Pemilihan warna dasar biru putih yang khas kayaknya juga ngaruh. Nggak akan bikin orang jadi ngoyo atau gimana. Lucunya, warna dasar yang sampe sekarang blom bisa dikostumisasi secara personal ini membuat fesbuk terasa lebih segar bin elegan buat kebanyakan orang. Lebih dari sekali gue denger anekdot yang berbunyi "Ya kalo buat kita yang udah gede mah pake fesbuk aja, frenster udah aja buat bocah-bocah yang lagi belajar gaul pake html." Lha?

Asiknya lagi, ada sistem notification pada setiap tab atau jendela fesbuk. Jadi tiap ada yang ngasih konten baru yang punya hubungan sama kita, statusnya bakalan muncul di notification itu. Misalnya gue ngasih komentar di foto temen, temen yang punya foto itu bakal dapat pemberitahuan. Dan kalo habis itu dia nulis komentar di foto yang sama, gue juga bakalan dikasih tau.

Yah, semua orang yang make fesbuk mah nggak akan heran sama hal ini. Tapi, banyak yang nggak sadar kalo hal ini sering dimanfaatkan sebagai ajang nyampah (dasar umay!). Sistem quick reload pada notification tab ini juga bisa berdampak panjang pada tali persahabatan anda. Haha. Bayangkan anda dan teman anda sedang lula, namun posisi sejauh dari batukaras ke rancaekek. Di masa lula itu secara sengaja anda menulis komentar di status teman anda, yang dibalas cepat oleh teman anda segera setelah ia menerima pemberitahuan. Premisnya, anda dan dia adalah teman bebuyutan yang tidak tahu tempat untuk bercanda serta tidak paham bagaimana cara kerja logika. Misalnya, klik contoh di kanan ini:

Tulisan ini nggak dimaksudkan buat menghina atau memuji salah satu penyedia layanan yang bersangkutan lho, tapi cuma review. Karena toh gue nggak dapet royalti apa-apa dari nulis ini. Tapi seandainya tetap merasa terhina, silahkan anda yang bersangkutan periksa ke diri sendiri, apa anda pantas merasa terhina ataukah anda sendiri yang terlalu banyak dosa.

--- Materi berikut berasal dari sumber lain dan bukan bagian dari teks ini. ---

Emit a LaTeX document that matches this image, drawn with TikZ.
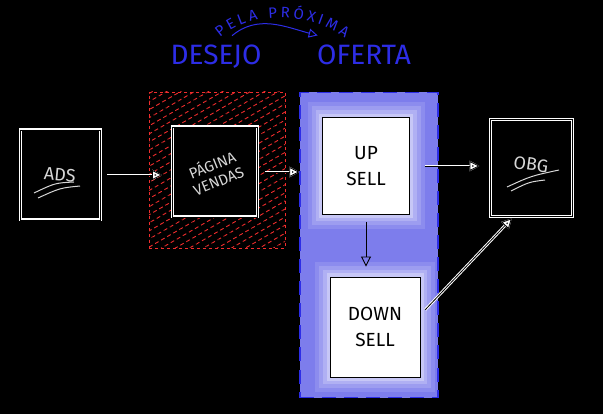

Akhir kata, walaupun gue juga tau ini kata yang aneh untuk menutup tulisan, Gong Xi Fat Choi! Dan khusus buat alumni Gonzaga dan FSRD-ITB, Gong Xi Fat Cuiy!

Minggu, Januari 25, 2009

It needs a clover and a bee to make a great prairie


Menonton film Hachimitsu to Kuroba (Honey and Clover) untuk kedua kalinya. Hehe. Selalu ada detil menarik untuk dilihat kembali. Tempo yang lambat di awal ternyata cukup menyebalkan, mengingat kandungan ceritanya sebenarnya menarik. Bisa dibilang first impression dari film ini menjemukan. Bleh.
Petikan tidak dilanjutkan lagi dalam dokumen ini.